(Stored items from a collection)
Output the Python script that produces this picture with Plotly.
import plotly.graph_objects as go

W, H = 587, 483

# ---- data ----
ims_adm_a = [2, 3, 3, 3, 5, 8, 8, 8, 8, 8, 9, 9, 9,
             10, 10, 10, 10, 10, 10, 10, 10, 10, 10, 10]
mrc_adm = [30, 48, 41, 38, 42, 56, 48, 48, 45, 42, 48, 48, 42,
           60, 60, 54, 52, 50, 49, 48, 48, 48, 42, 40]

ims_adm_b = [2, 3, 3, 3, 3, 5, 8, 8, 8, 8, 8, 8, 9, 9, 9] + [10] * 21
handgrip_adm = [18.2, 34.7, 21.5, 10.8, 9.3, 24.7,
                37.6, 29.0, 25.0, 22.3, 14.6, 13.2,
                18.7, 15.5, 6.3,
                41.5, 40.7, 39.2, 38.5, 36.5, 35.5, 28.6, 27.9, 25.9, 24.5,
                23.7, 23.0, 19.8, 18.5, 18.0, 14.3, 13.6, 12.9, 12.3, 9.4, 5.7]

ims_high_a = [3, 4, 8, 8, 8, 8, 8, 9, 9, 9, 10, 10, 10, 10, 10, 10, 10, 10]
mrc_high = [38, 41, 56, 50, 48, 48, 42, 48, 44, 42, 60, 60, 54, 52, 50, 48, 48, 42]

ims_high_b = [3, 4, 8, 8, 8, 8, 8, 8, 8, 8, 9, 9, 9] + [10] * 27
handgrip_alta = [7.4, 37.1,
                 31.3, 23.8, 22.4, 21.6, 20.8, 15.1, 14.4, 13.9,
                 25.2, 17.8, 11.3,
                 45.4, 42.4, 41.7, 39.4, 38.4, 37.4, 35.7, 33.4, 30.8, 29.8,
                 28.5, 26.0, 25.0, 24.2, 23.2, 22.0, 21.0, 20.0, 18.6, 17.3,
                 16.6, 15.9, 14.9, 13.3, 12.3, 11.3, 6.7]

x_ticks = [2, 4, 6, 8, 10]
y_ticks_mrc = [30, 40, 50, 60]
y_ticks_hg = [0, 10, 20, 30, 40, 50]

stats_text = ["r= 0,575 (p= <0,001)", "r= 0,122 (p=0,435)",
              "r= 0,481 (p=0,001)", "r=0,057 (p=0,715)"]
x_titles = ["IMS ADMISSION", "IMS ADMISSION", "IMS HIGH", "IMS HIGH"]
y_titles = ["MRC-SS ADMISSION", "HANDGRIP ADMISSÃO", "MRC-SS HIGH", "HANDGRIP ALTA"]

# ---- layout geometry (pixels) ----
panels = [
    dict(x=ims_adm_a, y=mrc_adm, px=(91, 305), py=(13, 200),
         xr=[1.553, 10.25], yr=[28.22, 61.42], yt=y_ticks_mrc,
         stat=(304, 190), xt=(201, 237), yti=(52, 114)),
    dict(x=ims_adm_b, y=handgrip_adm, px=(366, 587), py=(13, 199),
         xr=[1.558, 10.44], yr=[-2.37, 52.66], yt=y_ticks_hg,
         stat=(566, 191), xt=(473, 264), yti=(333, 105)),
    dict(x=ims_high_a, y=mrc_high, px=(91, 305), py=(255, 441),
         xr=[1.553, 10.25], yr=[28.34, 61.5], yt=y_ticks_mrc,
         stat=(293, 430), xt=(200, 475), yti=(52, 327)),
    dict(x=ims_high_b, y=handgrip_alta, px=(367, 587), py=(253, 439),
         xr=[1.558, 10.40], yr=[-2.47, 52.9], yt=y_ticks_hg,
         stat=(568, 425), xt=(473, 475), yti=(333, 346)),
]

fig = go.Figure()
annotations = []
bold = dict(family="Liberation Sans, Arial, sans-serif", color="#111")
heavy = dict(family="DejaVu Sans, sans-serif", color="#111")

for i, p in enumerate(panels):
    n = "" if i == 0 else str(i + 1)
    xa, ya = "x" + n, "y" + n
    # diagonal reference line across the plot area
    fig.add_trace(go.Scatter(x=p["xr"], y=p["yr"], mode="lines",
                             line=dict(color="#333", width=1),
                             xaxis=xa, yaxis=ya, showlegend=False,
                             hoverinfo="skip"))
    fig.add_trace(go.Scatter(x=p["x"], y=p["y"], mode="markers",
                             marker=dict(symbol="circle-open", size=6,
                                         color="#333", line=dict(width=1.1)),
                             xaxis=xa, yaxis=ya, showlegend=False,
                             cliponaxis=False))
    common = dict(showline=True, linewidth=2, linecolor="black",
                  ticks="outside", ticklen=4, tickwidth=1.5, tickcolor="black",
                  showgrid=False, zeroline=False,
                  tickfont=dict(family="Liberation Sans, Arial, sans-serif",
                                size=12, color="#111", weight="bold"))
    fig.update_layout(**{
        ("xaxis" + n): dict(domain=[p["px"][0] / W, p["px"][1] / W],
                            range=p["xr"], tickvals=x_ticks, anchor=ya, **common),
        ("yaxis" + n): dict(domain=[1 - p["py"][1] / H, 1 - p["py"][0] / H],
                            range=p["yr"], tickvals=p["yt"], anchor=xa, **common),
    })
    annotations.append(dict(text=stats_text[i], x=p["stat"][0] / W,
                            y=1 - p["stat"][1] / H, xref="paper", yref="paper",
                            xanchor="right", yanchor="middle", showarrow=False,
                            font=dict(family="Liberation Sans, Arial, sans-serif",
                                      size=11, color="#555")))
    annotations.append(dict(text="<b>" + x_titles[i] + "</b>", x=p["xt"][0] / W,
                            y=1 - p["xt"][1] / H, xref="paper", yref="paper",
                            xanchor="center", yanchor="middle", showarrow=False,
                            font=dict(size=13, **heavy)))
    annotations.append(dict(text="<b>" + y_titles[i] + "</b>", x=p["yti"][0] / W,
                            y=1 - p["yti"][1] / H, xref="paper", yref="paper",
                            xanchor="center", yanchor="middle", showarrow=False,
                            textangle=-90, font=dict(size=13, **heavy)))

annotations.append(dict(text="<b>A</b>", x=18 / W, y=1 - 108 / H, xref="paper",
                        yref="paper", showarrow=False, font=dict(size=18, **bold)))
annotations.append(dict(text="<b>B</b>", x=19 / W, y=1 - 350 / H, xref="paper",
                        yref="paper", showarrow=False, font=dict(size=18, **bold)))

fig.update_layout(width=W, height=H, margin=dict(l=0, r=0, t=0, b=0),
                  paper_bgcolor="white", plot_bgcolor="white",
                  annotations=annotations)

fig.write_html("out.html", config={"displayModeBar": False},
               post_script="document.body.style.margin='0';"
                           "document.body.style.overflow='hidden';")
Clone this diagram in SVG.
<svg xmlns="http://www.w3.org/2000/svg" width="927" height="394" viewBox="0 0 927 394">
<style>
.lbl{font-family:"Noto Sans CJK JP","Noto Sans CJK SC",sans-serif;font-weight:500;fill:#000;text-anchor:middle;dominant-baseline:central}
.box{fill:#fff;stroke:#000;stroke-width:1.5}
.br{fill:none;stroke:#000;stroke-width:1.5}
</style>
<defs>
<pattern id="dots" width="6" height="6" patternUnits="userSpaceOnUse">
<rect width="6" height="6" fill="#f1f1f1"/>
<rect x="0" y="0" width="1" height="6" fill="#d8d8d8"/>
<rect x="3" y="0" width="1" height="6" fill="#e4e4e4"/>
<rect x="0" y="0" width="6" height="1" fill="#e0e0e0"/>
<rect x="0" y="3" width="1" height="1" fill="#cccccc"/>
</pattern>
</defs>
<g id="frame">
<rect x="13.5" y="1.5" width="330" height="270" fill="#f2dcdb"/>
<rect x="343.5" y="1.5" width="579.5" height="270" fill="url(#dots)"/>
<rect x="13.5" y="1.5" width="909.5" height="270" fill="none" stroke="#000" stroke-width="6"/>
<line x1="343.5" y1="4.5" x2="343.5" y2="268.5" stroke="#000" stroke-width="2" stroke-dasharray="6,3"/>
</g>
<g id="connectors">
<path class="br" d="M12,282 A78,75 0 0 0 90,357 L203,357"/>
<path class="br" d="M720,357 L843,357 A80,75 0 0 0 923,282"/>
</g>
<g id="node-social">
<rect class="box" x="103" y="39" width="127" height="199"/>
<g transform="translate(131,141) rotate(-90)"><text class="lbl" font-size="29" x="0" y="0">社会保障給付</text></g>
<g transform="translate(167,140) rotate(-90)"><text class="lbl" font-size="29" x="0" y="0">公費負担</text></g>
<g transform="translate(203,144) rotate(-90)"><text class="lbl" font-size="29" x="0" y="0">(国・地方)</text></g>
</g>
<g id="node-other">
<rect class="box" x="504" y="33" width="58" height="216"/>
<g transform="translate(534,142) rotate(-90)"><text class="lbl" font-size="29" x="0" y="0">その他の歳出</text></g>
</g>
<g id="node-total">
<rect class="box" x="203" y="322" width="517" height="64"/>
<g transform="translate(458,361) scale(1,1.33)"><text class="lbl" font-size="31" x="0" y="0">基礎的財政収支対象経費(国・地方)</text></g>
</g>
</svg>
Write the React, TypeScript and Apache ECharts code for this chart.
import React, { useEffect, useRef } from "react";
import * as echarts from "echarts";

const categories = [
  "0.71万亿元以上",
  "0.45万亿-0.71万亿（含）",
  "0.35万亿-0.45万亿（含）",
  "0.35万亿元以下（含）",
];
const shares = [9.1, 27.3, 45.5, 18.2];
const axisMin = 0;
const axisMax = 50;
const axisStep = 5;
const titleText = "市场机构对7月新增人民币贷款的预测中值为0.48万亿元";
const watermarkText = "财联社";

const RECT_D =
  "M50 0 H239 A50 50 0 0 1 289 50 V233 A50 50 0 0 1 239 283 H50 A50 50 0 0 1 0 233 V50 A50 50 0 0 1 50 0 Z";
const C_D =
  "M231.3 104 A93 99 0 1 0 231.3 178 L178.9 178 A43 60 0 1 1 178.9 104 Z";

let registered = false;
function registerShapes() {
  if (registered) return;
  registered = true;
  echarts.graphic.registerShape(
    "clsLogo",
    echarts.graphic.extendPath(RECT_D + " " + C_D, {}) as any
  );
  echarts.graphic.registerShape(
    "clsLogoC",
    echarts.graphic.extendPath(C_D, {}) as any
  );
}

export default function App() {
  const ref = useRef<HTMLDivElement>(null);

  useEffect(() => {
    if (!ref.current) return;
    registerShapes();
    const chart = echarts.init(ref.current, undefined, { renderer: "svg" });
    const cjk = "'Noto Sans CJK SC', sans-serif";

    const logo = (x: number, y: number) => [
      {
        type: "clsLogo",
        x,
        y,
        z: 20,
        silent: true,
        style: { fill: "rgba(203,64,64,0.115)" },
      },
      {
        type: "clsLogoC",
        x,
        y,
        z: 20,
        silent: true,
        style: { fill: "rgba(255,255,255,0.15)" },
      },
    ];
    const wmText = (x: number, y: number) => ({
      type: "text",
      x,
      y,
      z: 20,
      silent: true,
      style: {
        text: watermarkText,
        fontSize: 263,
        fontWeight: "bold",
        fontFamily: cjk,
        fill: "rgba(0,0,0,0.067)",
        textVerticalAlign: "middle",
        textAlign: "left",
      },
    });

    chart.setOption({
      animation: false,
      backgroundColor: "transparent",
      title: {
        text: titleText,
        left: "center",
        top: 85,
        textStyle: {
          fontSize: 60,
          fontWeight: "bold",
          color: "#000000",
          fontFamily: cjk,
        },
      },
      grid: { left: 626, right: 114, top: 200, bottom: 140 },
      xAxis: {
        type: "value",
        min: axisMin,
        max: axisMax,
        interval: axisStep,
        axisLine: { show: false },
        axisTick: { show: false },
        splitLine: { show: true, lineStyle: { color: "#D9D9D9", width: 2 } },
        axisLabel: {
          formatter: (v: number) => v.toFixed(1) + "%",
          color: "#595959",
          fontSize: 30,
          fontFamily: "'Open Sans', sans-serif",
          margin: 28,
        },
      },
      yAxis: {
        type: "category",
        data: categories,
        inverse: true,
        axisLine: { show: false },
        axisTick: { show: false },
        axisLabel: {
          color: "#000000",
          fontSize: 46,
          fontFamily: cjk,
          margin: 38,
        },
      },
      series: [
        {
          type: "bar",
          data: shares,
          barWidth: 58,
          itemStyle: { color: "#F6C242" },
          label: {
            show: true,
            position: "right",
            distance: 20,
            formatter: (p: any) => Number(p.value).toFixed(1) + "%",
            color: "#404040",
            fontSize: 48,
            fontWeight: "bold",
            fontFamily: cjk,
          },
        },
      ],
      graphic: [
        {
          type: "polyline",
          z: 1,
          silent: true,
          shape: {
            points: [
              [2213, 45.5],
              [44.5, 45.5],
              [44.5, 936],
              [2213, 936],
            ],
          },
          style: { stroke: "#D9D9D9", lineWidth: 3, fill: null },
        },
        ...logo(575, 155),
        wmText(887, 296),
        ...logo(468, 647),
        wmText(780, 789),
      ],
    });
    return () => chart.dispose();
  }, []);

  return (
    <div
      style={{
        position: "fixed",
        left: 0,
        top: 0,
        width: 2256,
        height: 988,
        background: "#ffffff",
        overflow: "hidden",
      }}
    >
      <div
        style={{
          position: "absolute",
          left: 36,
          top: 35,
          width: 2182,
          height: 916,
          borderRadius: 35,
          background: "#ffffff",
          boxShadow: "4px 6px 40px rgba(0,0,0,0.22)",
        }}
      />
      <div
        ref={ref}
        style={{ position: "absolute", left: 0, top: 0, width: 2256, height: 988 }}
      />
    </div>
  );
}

### TASK DESCRIPTION
Give back the listing exactly, please, from its first line to the line containing "60, 60, 54, 52, 50, 49, 48, 48, 48, 42, 40]", inclusive, and nothing past that line.

### SOLUTION TO THE PROBLEM
Output the Python script that produces this picture with Plotly.
import plotly.graph_objects as go

W, H = 587, 483

# ---- data ----
ims_adm_a = [2, 3, 3, 3, 5, 8, 8, 8, 8, 8, 9, 9, 9,
             10, 10, 10, 10, 10, 10, 10, 10, 10, 10, 10]
mrc_adm = [30, 48, 41, 38, 42, 56, 48, 48, 45, 42, 48, 48, 42,
           60, 60, 54, 52, 50, 49, 48, 48, 48, 42, 40]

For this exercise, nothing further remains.